Poderíamos relembrar as detenções arbitrárias de manifestantes na Rússia ou, claro, falar da detenção de Navalny que foi uma perversão da justiça. Vejamos que quando este político russo sofreu uma tentativa de assassinato através de químicos (proibidos), foi preso e, pelo contrário, o seu atacante continua em liberdade.
Só na Rússia de Putin.
Ficámos, nessa altura da detenção de Navalny, por pequenas notas da NATO e ainda pela exigência (será que Putin soube?) do respeito pelas obrigações internacionais para com os direitos humanos, liberdade de expressão e de protesto pacífico que a Rússia devia defender.
Mas não ficaríamos por aqui (e tanto fica por dizer). Há ainda a silenciosa tensão que há nesse leste europeu, com a Rússia a deslocar tropas e equipamentos militares para a fronteira com a Ucrânia (outra vez). Sabemos que Kiev e Moscovo estão em guerra há mais de sete anos (Crimeira, lembram-se?) mas, já o ano passado foi igual, estes posicionamentos de tanques russos na fronteira com a Ucrânia deveriam ser menos aceites pela comunidade internacional.

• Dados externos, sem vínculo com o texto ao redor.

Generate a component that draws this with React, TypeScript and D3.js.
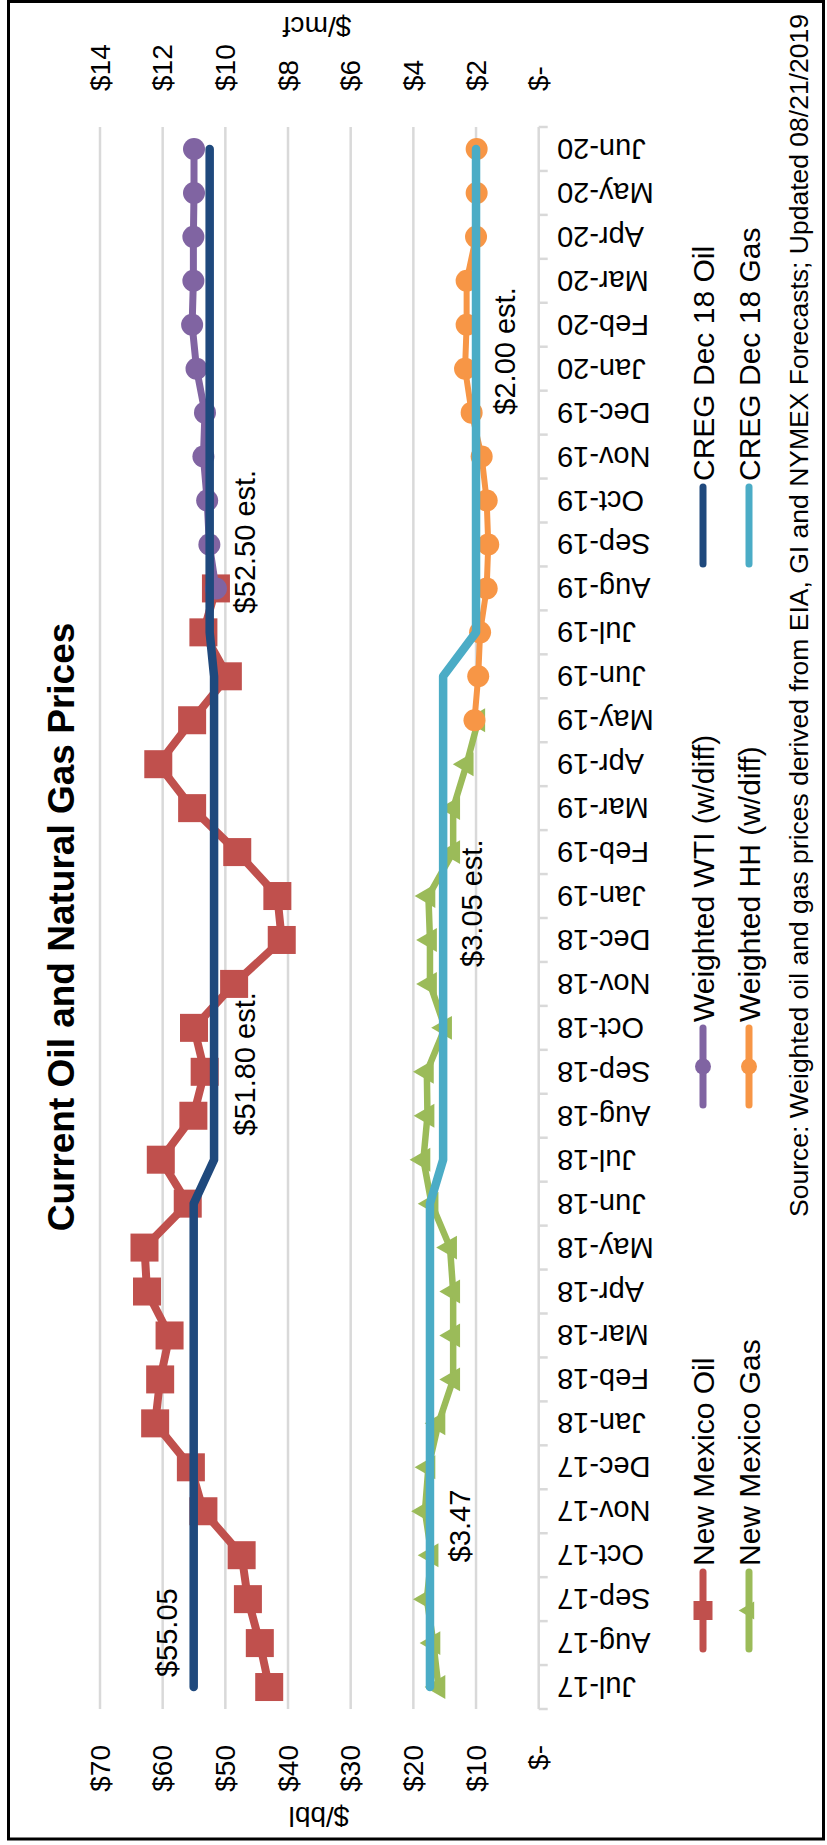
import React, { useRef, useEffect } from 'react';
import * as d3 from 'd3';

// months on the category axis
const months = ['Jul-17', 'Aug-17', 'Sep-17', 'Oct-17', 'Nov-17', 'Dec-17', 'Jan-18', 'Feb-18', 'Mar-18',
  'Apr-18', 'May-18', 'Jun-18', 'Jul-18', 'Aug-18', 'Sep-18', 'Oct-18', 'Nov-18', 'Dec-18', 'Jan-19',
  'Feb-19', 'Mar-19', 'Apr-19', 'May-19', 'Jun-19', 'Jul-19', 'Aug-19', 'Sep-19', 'Oct-19', 'Nov-19',
  'Dec-19', 'Jan-20', 'Feb-20', 'Mar-20', 'Apr-20', 'May-20', 'Jun-20'];

// $/bbl, Jul-17 .. Aug-19
const nmOil = [43.0, 44.5, 46.4, 47.4, 53.5, 55.5, 61.2, 60.4, 58.9, 62.5, 62.9, 56.0, 60.3, 55.1,
  53.3, 55.0, 48.6, 41.0, 41.7, 48.1, 55.3, 60.7, 55.3, 49.6, 53.5, 51.5];
// $/mcf, Jul-17 .. May-19
const nmGas = [3.20, 3.36, 3.57, 3.42, 3.63, 3.52, 3.20, 2.73, 2.73, 2.73, 2.83, 3.42, 3.68, 3.55,
  3.57, 2.99, 3.47, 3.47, 3.52, 2.73, 2.73, 2.30, 1.93];
// $/bbl, Aug-19 .. Jun-20
const weightedWti = [51.5, 52.55, 52.9, 53.5, 53.25, 54.6, 55.3, 55.1, 55.1, 55.0, 55.0];
// $/mcf, May-19 .. Jun-20
const weightedHh = [2.05, 1.93, 1.87, 1.66, 1.61, 1.66, 1.82, 2.14, 2.35, 2.30, 2.30, 2.00, 1.98, 1.98];
// CREG forecasts, Jul-17 .. Jun-20
const cregOil = [55.05, 55.05, 55.05, 55.05, 55.05, 55.05, 55.05, 55.05, 55.05, 55.05, 55.05, 55.05,
  51.80, 51.80, 51.80, 51.80, 51.80, 51.80, 51.80, 51.80, 51.80, 51.80, 51.80, 51.80,
  52.50, 52.50, 52.50, 52.50, 52.50, 52.50, 52.50, 52.50, 52.50, 52.50, 52.50, 52.50];
const cregGas = [3.47, 3.47, 3.47, 3.47, 3.47, 3.47, 3.47, 3.47, 3.47, 3.47, 3.47, 3.47,
  3.05, 3.05, 3.05, 3.05, 3.05, 3.05, 3.05, 3.05, 3.05, 3.05, 3.05, 3.05,
  2.00, 2.00, 2.00, 2.00, 2.00, 2.00, 2.00, 2.00, 2.00, 2.00, 2.00, 2.00];

const oilTicks = [0, 10, 20, 30, 40, 50, 60, 70];
const gasTicks = [0, 2, 4, 6, 8, 10, 12, 14];

const dataLabels = [
  { text: '$55.05', month: 'Jul-17', value: 55.05, axis: 'oil' },
  { text: '$3.47', month: 'Oct-17', value: 3.47, axis: 'gas' },
  { text: '$51.80 est.', month: 'Jul-18', value: 51.80, axis: 'oil' },
  { text: '$3.05 est.', month: 'Nov-18', value: 3.05, axis: 'gas' },
  { text: '$52.50 est.', month: 'Jul-19', value: 52.50, axis: 'oil' },
  { text: '$2.00 est.', month: 'Dec-19', value: 2.00, axis: 'gas' },
];

const legendNames = ['New Mexico Oil', 'New Mexico Gas', 'Weighted WTI (w/diff)', 'Weighted HH (w/diff)',
  'CREG Dec 18 Oil', 'CREG Dec 18 Gas'];

const title = 'Current Oil and Natural Gas Prices';
const source = 'Source: Weighted oil and gas prices derived from EIA, GI and NYMEX Forecasts; Updated 08/21/2019';

const FONT = "'Liberation Sans', Arial, sans-serif";

const App = () => {
  const svgRef = useRef(null);
  const W = 827, H = 1845;

  useEffect(() => {
    const svg = d3.select(svgRef.current);
    svg.selectAll('*').remove();
    svg.attr('style', 'background-color: #ffffff');

    svg.append('rect').attr('width', W).attr('height', H).attr('fill', '#fff');

    // the whole chart is drawn unrotated and then turned a quarter left
    const g = svg.append('g').attr('transform', `translate(0,${H}) rotate(-90)`);

    const x = d3.scaleBand().domain(months).range([136, 1718]);
    const xc = (m) => x(m) + x.bandwidth() / 2;
    const yOil = d3.scaleLinear().domain([0, 70]).range([538.7, 100]);
    const yGas = d3.scaleLinear().domain([0, 14]).range([538.7, 100]);

    // gridlines
    g.selectAll('.grid').data(oilTicks.filter(d => d > 0)).enter().append('line')
      .attr('x1', 136).attr('x2', 1718)
      .attr('y1', d => yOil(d)).attr('y2', d => yOil(d))
      .attr('stroke', '#d9d9d9').attr('stroke-width', 2.5);

    // category axis
    g.append('line').attr('x1', 136).attr('x2', 1718)
      .attr('y1', yOil(0)).attr('y2', yOil(0))
      .attr('stroke', '#d9d9d9').attr('stroke-width', 2.5);
    const bounds = months.map(m => x(m)).concat([1718]);
    g.selectAll('.tick').data(bounds).enter().append('line')
      .attr('x1', d => d).attr('x2', d => d)
      .attr('y1', yOil(0)).attr('y2', yOil(0) + 9)
      .attr('stroke', '#d9d9d9').attr('stroke-width', 2.5);

    g.selectAll('.mlab').data(months).enter().append('text')
      .attr('transform', d => `translate(${xc(d)},557) rotate(-90)`)
      .attr('text-anchor', 'end').attr('dominant-baseline', 'central')
      .attr('font-family', FONT).attr('font-size', 29).attr('fill', '#000')
      .text(d => d);

    // value axes
    g.selectAll('.ltick').data(oilTicks).enter().append('text')
      .attr('x', 100).attr('y', d => yOil(d))
      .attr('text-anchor', 'end').attr('dominant-baseline', 'central')
      .attr('font-family', FONT).attr('font-size', 28)
      .text(d => d === 0 ? '$-' : `$${d}`);
    g.selectAll('.rtick').data(gasTicks).enter().append('text')
      .attr('x', 1754).attr('y', d => yGas(d))
      .attr('text-anchor', 'start').attr('dominant-baseline', 'central')
      .attr('font-family', FONT).attr('font-size', 28)
      .text(d => d === 0 ? '$-' : `$${d}`);

    g.append('text').attr('transform', 'translate(29,319) rotate(-90)')
      .attr('text-anchor', 'middle').attr('dominant-baseline', 'central')
      .attr('font-family', FONT).attr('font-size', 28).text('$/bbl');
    g.append('text').attr('transform', 'translate(1819,317) rotate(-90)')
      .attr('text-anchor', 'middle').attr('dominant-baseline', 'central')
      .attr('font-family', FONT).attr('font-size', 28).text('$/mcf');

    // title and source
    g.append('text').attr('x', 918).attr('y', 74)
      .attr('text-anchor', 'middle')
      .attr('font-family', FONT).attr('font-size', 37).attr('font-weight', 'bold')
      .text(title);
    g.append('text').attr('x', 1831).attr('y', 799)
      .attr('text-anchor', 'end').attr('dominant-baseline', 'central')
      .attr('font-family', FONT).attr('font-size', 26.5)
      .text(source);

    const series = [
      { name: legendNames[0], values: nmOil, start: 'Jul-17', y: yOil, color: '#C0504D', width: 8, marker: 'square' },
      { name: legendNames[1], values: nmGas, start: 'Jul-17', y: yGas, color: '#9BBB59', width: 6.5, marker: 'triangle' },
      { name: legendNames[2], values: weightedWti, start: 'Aug-19', y: yOil, color: '#8064A2', width: 7, marker: 'circle' },
      { name: legendNames[3], values: weightedHh, start: 'May-19', y: yGas, color: '#F79646', width: 6, marker: 'circle' },
      { name: legendNames[4], values: cregOil, start: 'Jul-17', y: yOil, color: '#1F497D', width: 8.5, marker: 'none' },
      { name: legendNames[5], values: cregGas, start: 'Jul-17', y: yGas, color: '#4BACC6', width: 8.5, marker: 'none' },
    ];

    const drawMarker = (sel, kind, color, px, py, size) => {
      if (kind === 'square') {
        sel.append('rect').attr('x', px - size / 2).attr('y', py - size / 2)
          .attr('width', size).attr('height', size).attr('fill', color);
      } else if (kind === 'circle') {
        sel.append('circle').attr('cx', px).attr('cy', py).attr('r', size / 2).attr('fill', color);
      } else if (kind === 'triangle') {
        sel.append('path').attr('d', d3.symbol().type(d3.symbolTriangle).size(size * size * 0.43)())
          .attr('transform', `translate(${px},${py})`).attr('fill', color);
      }
    };

    const markerSize = { square: 28, circle: 22, triangle: 24 };

    series.forEach(s => {
      const offset = months.indexOf(s.start);
      const pts = s.values.map((v, i) => [months[offset + i], v]);
      const line = d3.line().x(d => xc(d[0])).y(d => s.y(d[1]));
      g.append('path').attr('d', line(pts))
        .attr('fill', 'none').attr('stroke', s.color).attr('stroke-width', s.width)
        .attr('stroke-linejoin', 'round').attr('stroke-linecap', 'round');
      pts.forEach(d => drawMarker(g, s.marker, s.color, xc(d[0]), s.y(d[1]), markerSize[s.marker]));
    });

    // data labels on the CREG lines
    const labelShift = [[10, -27], [-7, 30], [24, 31], [17, 29], [19, 35], [-2, 29]];
    dataLabels.forEach((d, i) => {
      const sc = d.axis === 'oil' ? yOil : yGas;
      g.append('text')
        .attr('x', xc(d.month) + labelShift[i][0]).attr('y', sc(d.value) + labelShift[i][1])
        .attr('dominant-baseline', 'central')
        .attr('font-family', FONT).attr('font-size', 29)
        .text(d.text);
    });

    // legend, two rows of three
    const legendCols = [196, 740, 1281];
    const legendRows = [703, 749];
    series.forEach((s, i) => {
      const col = Math.floor(i / 2), row = i % 2;
      const lx = legendCols[col], ly = legendRows[row];
      g.append('line').attr('x1', lx).attr('x2', lx + 77).attr('y1', ly).attr('y2', ly)
        .attr('stroke', s.color).attr('stroke-width', 7).attr('stroke-linecap', 'round');
      drawMarker(g, s.marker, s.color, lx + 38.5, ly, s.marker === 'square' ? 19 : s.marker === 'triangle' ? 18 : 16);
      g.append('text').attr('x', lx + 83).attr('y', ly)
        .attr('dominant-baseline', 'central')
        .attr('font-family', FONT).attr('font-size', 30)
        .text(s.name);
    });

    // frame
    svg.append('rect').attr('x', 8.5).attr('y', 1.5).attr('width', 815).attr('height', 1837.5)
      .attr('fill', 'none').attr('stroke', '#000').attr('stroke-width', 3);
  }, []);

  return (
    <div style={{ position: 'absolute', left: 0, top: 0 }}>
      <svg ref={svgRef} width={W} height={H} style={{ display: 'block' }}></svg>
    </div>
  );
};

export default App;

Isso, como a China, é pouco comentado. Fosse Putin adormecer em público talvez a comunidade internacional e as redes sociais se mexessem… Como é tudo “normal”, Putin foi convidado para falar na COP26 e lá gravou um vídeo sobre a importância das florestas. É curioso, mas os líderes ausentes desta Cimeira não são grandes exemplos: Putin, Xi Jinping e Bolsonaro. Fica o registo.
Ainda a leste, a sociedade não se revolta com a situação dos migrantes que a Bielorrússia “manipula” para cima da Polónia, Lituânia e Letónia?
Sobretudo na Polónia, são milhares de pessoas oriundas do médio-oriente e de África que tentam entrar ilegalmente no país. Claro que o bielorrusso Alexander Lukashenko rejeita as acusações sobre o seu país. O contestado líder bielorrusso, que obviamente tem o apoio do colega russo Putin, já ameaça cortar o abastecimento de gás à Europa.
Mas, sobre este líder (é líder mesmo? É ninguém acredita na eleição presidencial de 2020), que prendeu um jornalista dissidente a bordo do “famoso” voo que foi forçado a pousar em Minsk, porque aceita a comunidade internacional tal personagem política – também não democrática – como Xi Jinping ou Vladimir Putin?
Isto, como a China e a Rússia, é também pouco comentado por todos nós. Repito: Fosse Lukashenko passar pelas brasas perante uma máquina de filmar…
Haveria mais casos para falar. De Órban a Nicolás Maduro, haveria uma lista de governantes que são bons exemplos do que não devemos normalizar.
Porém, o que fica nestes dias é que continua a existir muita situação que não devia ser aceite. Pior, não devia haver uma força de comunicação que normalizasse quem não é normal. Que aceitasse democraticamente quem não é democrata. Que convidasse quem nunca convidou “os direitos Humanos” a viverem livremente nos seus países.
Estranho mundo este que normaliza o que não é normal e que hipocritamente critica e acusa – como o cansaço de Biden numa conferência – o que, seguramente, ao longo de uma qualquer vida pacata todos fizeram e, sobretudo, critica com facilidade o que não perturba em nada a liberdade individual de qualquer cidadão. Já o que limita liberdades… começa a ser normal.